[lbo-talk] Marx, Keynes and the Koran

Ted Winslow egwinslow at rogers.com
Wed Sep 19 10:13:04 PDT 2007


Doug Henwood wrote:


> Except Keynes was a total snob and racist. Need I quote the classics?
>
> Marx wanted to “organize the myriad Lilliputians and arm them with
> poisoned arrows.”
>
> "We were not aware that civilisation was a thin and precarious crust
> erected by the personality and will of a very few, and only
> maintained by rules and conventions skilfully put across and
> guilefully preserved."
>
> "How can I adopt a creed which, preferring the mud to the fish,
> exalts the boorish proletariat above the bourgeois and the
> intelligentsia who, with whatever faults, are the quality in life and
> surely carry the seeds of all human advancement?"
>
> "I do not mean that Russian Communism alters, or even seeks to alter,
> human nature, that it makes Jews less avaricious or Russians less
> extravagant than they were before."
>
> "[T]he class war will find me on the side of the educated
> bourgeoisie."

This is true.

Marx, as I've also pointed out, makes the "self-estrangement" of the "proletariat" positively developmental of the capabilities required to imagine, create and live in the "ideal commonwealth."

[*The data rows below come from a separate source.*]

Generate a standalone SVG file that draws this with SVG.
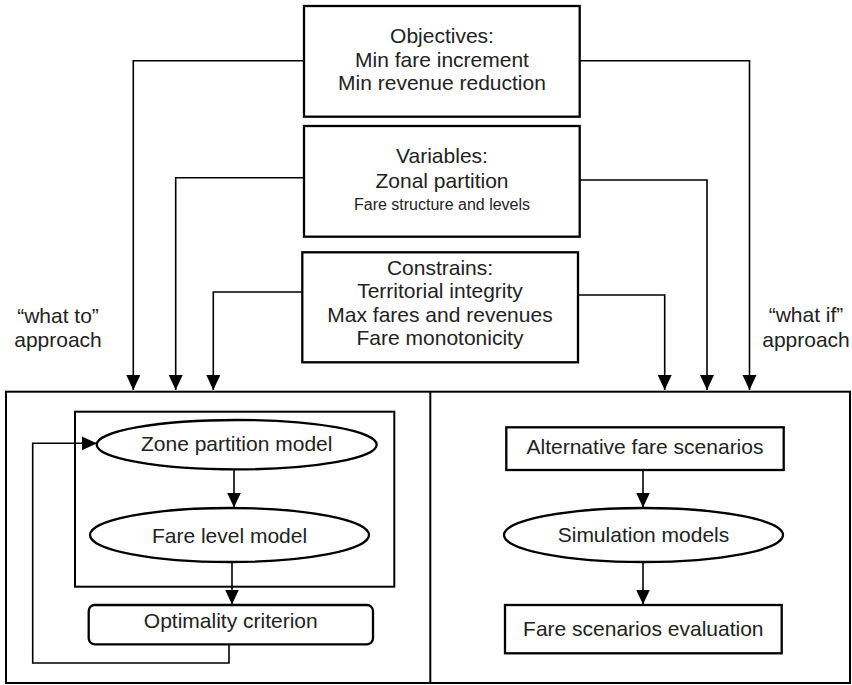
<svg xmlns="http://www.w3.org/2000/svg" width="852" height="685" viewBox="0 0 852 685">
<defs>
<marker id="ah" markerUnits="userSpaceOnUse" markerWidth="14" markerHeight="16" refX="15" refY="7" orient="auto">
<path d="M0,0 L15,7 L0,14 Z" fill="#000"/>
</marker>
<style>
.box{fill:#fff;stroke:#000;stroke-width:2.3}
.frame{fill:none;stroke:#000;stroke-width:2}
.con{fill:none;stroke:#000;stroke-width:1.6}
.arr{fill:none;stroke:#000;stroke-width:1.6;marker-end:url(#ah)}
text{font-family:"Liberation Sans",Arial,sans-serif;font-size:21px;fill:#222;text-anchor:middle}
.sm{font-size:16px}
</style>
</defs>
<rect width="852" height="685" fill="#fff"/>

<g id="frame">
<rect class="frame" x="6" y="391.7" width="844" height="291.3"/>
<line class="frame" x1="430.3" y1="391.7" x2="430.3" y2="683"/>
<rect class="frame" x="75" y="411.7" width="319.3" height="175"/>
</g>

<g id="connectors">
<polyline class="arr" points="304,60.7 133.3,60.7 133.3,390"/>
<polyline class="arr" points="580,60.7 749.5,60.7 749.5,390"/>
<polyline class="arr" points="304,177.7 175.7,177.7 175.7,390"/>
<polyline class="arr" points="580,180 707,180 707,390"/>
<polyline class="arr" points="302.3,292 213.3,292 213.3,390"/>
<polyline class="arr" points="578,295 664.7,295 664.7,390"/>
<line class="arr" x1="234" y1="469.4" x2="234" y2="507.5"/>
<line class="arr" x1="232" y1="562" x2="232" y2="604.5"/>
<polyline class="arr" points="229,644.3 229,663 32.7,663 32.7,443.3 96.7,443.3"/>
<line class="arr" x1="643" y1="470" x2="643" y2="507.5"/>
<line class="arr" x1="643" y1="562" x2="643" y2="604.5"/>
</g>

<g id="objectives">
<rect class="box" x="304" y="6" width="275.7" height="110.7"/>
<text x="442" y="43">Objectives:</text>
<text x="442" y="66.5">Min fare increment</text>
<text x="442" y="90">Min revenue reduction</text>
</g>

<g id="variables">
<rect class="box" x="304" y="126" width="275.7" height="110.7"/>
<text x="442" y="163">Variables:</text>
<text x="442" y="188">Zonal partition</text>
<text class="sm" x="442" y="210">Fare structure and levels</text>
</g>

<g id="constraints">
<rect class="box" x="302.3" y="252.3" width="275.7" height="110"/>
<text x="440" y="275">Constrains:</text>
<text x="440" y="298.3">Territorial integrity</text>
<text x="440" y="321.7">Max fares and revenues</text>
<text x="440" y="345">Fare monotonicity</text>
</g>

<g id="what-to">
<text x="58" y="323">“what to”</text>
<text x="58" y="347">approach</text>
</g>

<g id="what-if">
<text x="806" y="322">“what if”</text>
<text x="806" y="347">approach</text>
</g>

<g id="zone-partition">
<ellipse class="box" cx="236.7" cy="444.7" rx="140" ry="24.7"/>
<text x="236.7" y="451">Zone partition model</text>
</g>

<g id="fare-level">
<ellipse class="box" cx="229.5" cy="535" rx="139.5" ry="27"/>
<text x="229.5" y="543">Fare level model</text>
</g>

<g id="optimality">
<rect class="box" x="88.7" y="605" width="284.3" height="39.3" rx="6"/>
<text x="230.8" y="628">Optimality criterion</text>
</g>

<g id="alternative">
<rect class="box" x="506.3" y="427.3" width="277.4" height="42.7"/>
<text x="645" y="453.5">Alternative fare scenarios</text>
</g>

<g id="simulation">
<ellipse class="box" cx="643.5" cy="535" rx="139.5" ry="27"/>
<text x="643.5" y="542">Simulation models</text>
</g>

<g id="evaluation">
<rect class="box" x="505" y="605" width="276.7" height="48.3"/>
<text x="643.3" y="636">Fare scenarios evaluation</text>
</g>
</svg>
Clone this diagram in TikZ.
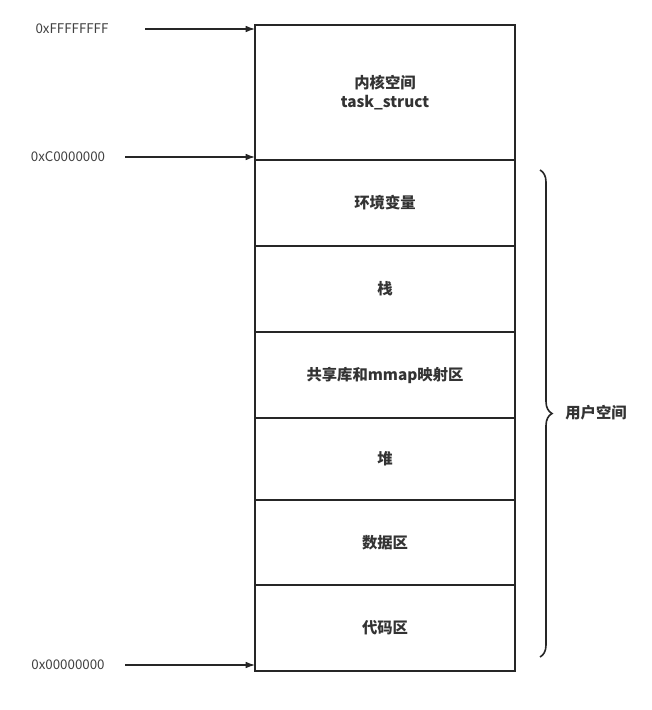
\documentclass[tikz,border=0pt]{standalone}
\usepackage{fontspec}
\setmainfont{Noto Sans CJK SC}
\usetikzlibrary{decorations.pathreplacing,arrows.meta}
\begin{document}
\begin{tikzpicture}[x=0.75pt,y=-0.75pt,
 seg/.style={draw=black!85,line width=0.9pt},
 lab/.style={font=\bfseries\fontsize{11.5}{14}\selectfont,text=black!80,align=center},
 addr/.style={font=\fontsize{10}{12}\selectfont,text=black!75},
 arr/.style={draw=black!85,line width=0.9pt,-{Latex[length=7pt,width=5pt]}}]
\useasboundingbox (0,0) rectangle (651,710);
\foreach \n/\a/\b/\t in {k/25/160/{内核空间\\task\_struct},e/160/246/环境变量,s/246/332/栈,m/332/418/共享库和mmap映射区,h/418/500/堆,d/500/585/数据区,c/585/671/代码区}{
 \draw[seg] (255,\a) rectangle (515,\b);
 \node[lab] (\n) at (385,{(\a+\b)/2}) {\t};
}
\node[addr] (a1) at (72,29) {0xFFFFFFFF};
\node[addr] (a2) at (68,157) {0xC0000000};
\node[addr] (a3) at (68,665) {0x00000000};
\coordinate (t1) at (255,29); \coordinate (t2) at (255,157); \coordinate (t3) at (255,665);
\coordinate (s1) at (145,29); \coordinate (s2) at (125,157); \coordinate (s3) at (125,665);
\draw[arr] (s1) -- (t1);
\draw[arr] (s2) -- (t2);
\draw[arr] (s3) -- (t3);
\coordinate (b1) at (540,170); \coordinate (b2) at (540,657);
\draw[seg,line width=1.2pt,decorate,decoration={brace,amplitude=9pt}] (b1) -- (b2);
\node[lab] (u) at (596,413) {用户空间};
\end{tikzpicture}
\end{document}
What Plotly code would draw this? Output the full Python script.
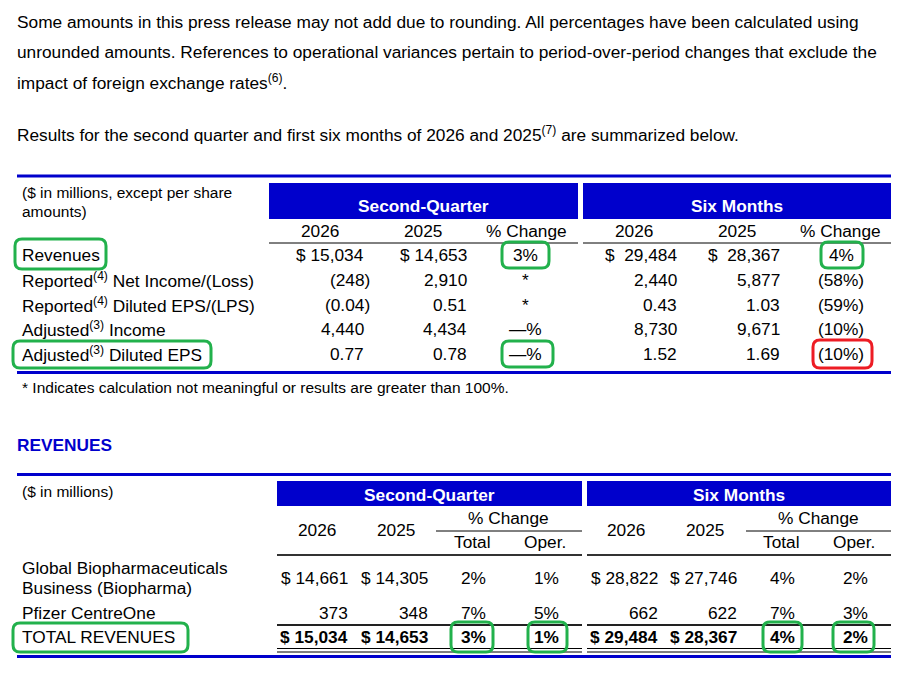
"""
Pfizer Q2 results summary tables, redrawn with plotly shapes and annotations.
"""

import plotly.graph_objects as go

W, H = 919, 678
FONT = "Liberation Sans, Arial, sans-serif"
BODY = 17.3
NOTE = 15.5
BLUE = "#0000CC"
GREEN = "#22B14C"
RED = "#ED1C24"

# ---- text ----
intro_lines = [
    "Some amounts in this press release may not add due to rounding. All percentages have been calculated using",
    "unrounded amounts. References to operational variances pertain to period-over-period changes that exclude the",
    "impact of foreign exchange rates<sup>(6)</sup>.",
]
results_line = ("Results for the second quarter and first six months of 2026 and 2025"
                "<sup>(7)</sup> are summarized below.")
footnote = "* Indicates calculation not meaningful or results are greater than 100%."
section_title = "REVENUES"

periods = ["Second-Quarter", "Six Months"]
years = ["2026", "2025"]

# ---- summary table ----
summary_note = ["($ in millions, except per share", "amounts)"]
summary_labels = [
    "Revenues",
    "Reported<sup>(4)</sup> Net Income/(Loss)",
    "Reported<sup>(4)</sup> Diluted EPS/(LPS)",
    "Adjusted<sup>(3)</sup> Income",
    "Adjusted<sup>(3)</sup> Diluted EPS",
]
summary_decimals = [0, 0, 2, 0, 2]
q2_2026 = [15034, -248, -0.04, 4440, 0.77]
q2_2025 = [14653, 2910, 0.51, 4434, 0.78]
q2_change = [3, None, None, 0, 0]
six_2026 = [29484, 2440, 0.43, 8730, 1.52]
six_2025 = [28367, 5877, 1.03, 9671, 1.69]
six_change = [4, -58, -59, -10, -10]

# ---- revenues table ----
revenue_note = "($ in millions)"
revenue_labels = [["Global Biopharmaceuticals", "Business (Biopharma)"],
                  ["Pfizer CentreOne"], ["TOTAL REVENUES"]]
rev_q2_2026 = [14661, 373, 15034]
rev_q2_2025 = [14305, 348, 14653]
rev_q2_total = [2, 7, 3]
rev_q2_oper = [1, 5, 1]
rev_six_2026 = [28822, 662, 29484]
rev_six_2025 = [27746, 622, 28367]
rev_six_total = [4, 7, 4]
rev_six_oper = [2, 3, 2]


def fmt_num(v, dec=0, dollar=False, prefix="$ "):
    s = f"{abs(v):,.{dec}f}"
    if v < 0:
        s = f"({s})"
    return prefix + s if dollar else s


def fmt_pct(v):
    if v is None:
        return "*"
    if v == 0:
        return "\u2014%"
    if v < 0:
        return f"({abs(v)}%)"
    return f"{v}%"


fig = go.Figure(go.Scatter(x=[], y=[], hoverinfo="skip"))


def text(x, y, s, size=BODY, anchor="left", color="black", bold=False):
    if bold:
        s = f"<b>{s}</b>"
    fig.add_annotation(x=x, y=y, xref="x", yref="y", text=s, showarrow=False,
                       xanchor=anchor, yanchor="middle", borderpad=0, borderwidth=0,
                       font=dict(family=FONT, size=size, color=color))


def num(x_right, y, s, bold=False):
    # closing parenthesis hangs past the column edge
    if s.endswith(")"):
        x_right += 5.8
    text(x_right, y, s, anchor="right", bold=bold)


def hline(x0, x1, y, width=1, color="black"):
    fig.add_shape(type="line", xref="x", yref="y", x0=x0, x1=x1, y0=y, y1=y,
                  line=dict(color=color, width=width))


def band(x0, x1, y0, y1, label, text_y):
    fig.add_shape(type="rect", xref="x", yref="y", x0=x0, x1=x1, y0=y0, y1=y1,
                  fillcolor=BLUE, line=dict(width=0), layer="below")
    text((x0 + x1) / 2, text_y, label, anchor="center", color="white", bold=True)


def ring(x0, x1, y0, y1, color=GREEN, r=7):
    path = (f"M {x0 + r},{y0} L {x1 - r},{y0} Q {x1},{y0} {x1},{y0 + r} "
            f"L {x1},{y1 - r} Q {x1},{y1} {x1 - r},{y1} L {x0 + r},{y1} "
            f"Q {x0},{y1} {x0},{y1 - r} L {x0},{y0 + r} Q {x0},{y0} {x0 + r},{y0} Z")
    fig.add_shape(type="path", xref="x", yref="y", path=path,
                  line=dict(color=color, width=3))


# ---- intro paragraph ----
for line, y in zip(intro_lines, [21.5, 51.5, 81.5]):
    text(17, y, line)
text(17, 133.5, results_line)

# ---- summary table ----
hline(17, 891, 176, 3, BLUE)
hline(17, 891, 372.5, 3, BLUE)
band(269, 578, 183, 219, periods[0], 205.5)
band(583, 891, 183, 219, periods[1], 205.5)
hline(269, 578, 243)
hline(583, 891, 243)
text(22, 192, summary_note[0], size=NOTE)
text(22, 211, summary_note[1], size=NOTE)

for yr, x in zip(years + years, [320, 423, 634, 737]):
    text(x, 231, yr, anchor="center")
for x in [526, 840]:
    text(x, 231, "% Change", anchor="center")

row_y = [255, 280, 305, 329, 354]
for i, y in enumerate(row_y):
    d = summary_decimals[i]
    first = i == 0
    text(22, y, summary_labels[i])
    num(364, y, fmt_num(q2_2026[i], d, first))
    num(467, y, fmt_num(q2_2025[i], d, first))
    text(525, y, fmt_pct(q2_change[i]), anchor="center")
    num(677, y, fmt_num(six_2026[i], d, first, "$\u00a0\u00a0"))
    num(780, y, fmt_num(six_2025[i], d, first, "$\u00a0\u00a0"))
    text(841, y, fmt_pct(six_change[i]), anchor="center")

text(22, 387.5, footnote, size=NOTE)
text(17, 445, section_title, color=BLUE, bold=True)

# ---- revenues table ----
hline(17, 891, 474.5, 3, BLUE)
hline(17, 891, 656.5, 3, BLUE)
band(277, 582, 481, 506, periods[0], 494.5)
band(587, 891, 481, 506, periods[1], 494.5)
text(22, 491.5, revenue_note, size=NOTE)

for x0, x1, xs in [(277, 582, [317, 396, 508, 472, 545]),
                   (587, 891, [626, 705, 818, 781, 854])]:
    text(xs[0], 529.5, years[0], anchor="center")
    text(xs[1], 529.5, years[1], anchor="center")
    text(xs[2], 518, "% Change", anchor="center")
    text(xs[3], 542, "Total", anchor="center")
    text(xs[4], 542, "Oper.", anchor="center")
    hline(x0 + 159, x1, 531)
    hline(x0, x1, 555, 2, "#333333")
    hline(x0, x1, 625, 2, "#222222")
    hline(x0, x1, 648.5)
    hline(x0, x1, 652)

rev_y = [578, 613, 636.5]
for i, y in enumerate(rev_y):
    bold = i == len(rev_y) - 1
    dollar = i != 1
    lines = revenue_labels[i]
    for k, line in enumerate(lines):
        text(22, y + (k - (len(lines) - 1) / 2) * 20.5, line)
    num(348, y, fmt_num(rev_q2_2026[i], 0, dollar), bold)
    num(428, y, fmt_num(rev_q2_2025[i], 0, dollar), bold)
    text(473, y, fmt_pct(rev_q2_total[i]), anchor="center", bold=bold)
    text(546, y, fmt_pct(rev_q2_oper[i]), anchor="center", bold=bold)
    num(658, y, fmt_num(rev_six_2026[i], 0, dollar), bold)
    num(737, y, fmt_num(rev_six_2025[i], 0, dollar), bold)
    text(782, y, fmt_pct(rev_six_total[i]), anchor="center", bold=bold)
    text(855, y, fmt_pct(rev_six_oper[i]), anchor="center", bold=bold)

# ---- hand-drawn highlights ----
ring(15, 106, 239, 269)
ring(502, 549, 242, 268)
ring(821, 863, 242, 268)
ring(13, 211, 341, 368)
ring(502, 553, 341, 367)
ring(813, 872, 340, 368, RED)
ring(13, 188, 623, 652)
ring(451, 493, 622, 652)
ring(528, 567, 622, 652)
ring(763, 802, 622, 652)
ring(833, 874, 622, 652)

fig.update_layout(
    width=W, height=H,
    margin=dict(l=0, r=0, t=0, b=0),
    paper_bgcolor="white", plot_bgcolor="white",
    xaxis=dict(range=[0, W], visible=False, fixedrange=True),
    yaxis=dict(range=[H, 0], visible=False, fixedrange=True),
    showlegend=False,
)

fig.write_html("out.html", config={"displayModeBar": False},
               post_script="document.body.style.margin = '0';")
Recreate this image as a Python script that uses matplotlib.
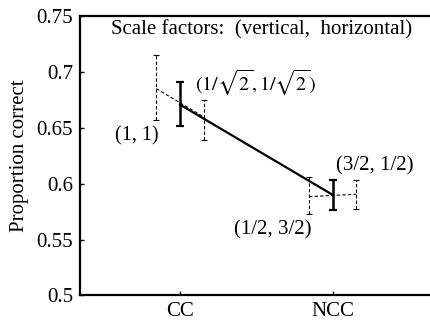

My point was that his conception of this ideal - of "the true realm of freedom" - and of the developed capabilities required to imagine, create and live in it is very like Keynes's.

Keynes was radically wrong about potential of "the bourgeois and the intelligentsia" - witness the fate of his own ideas with those to whom they were explicitly addressed - the economists, and the popularity among other parts of the "intelligentsia" of the idea that it's pointless to read texts since reading necessarily "constructs" them in a way that makes it impossible to figure out what they mean.

Was Marx right about the "proletariat"?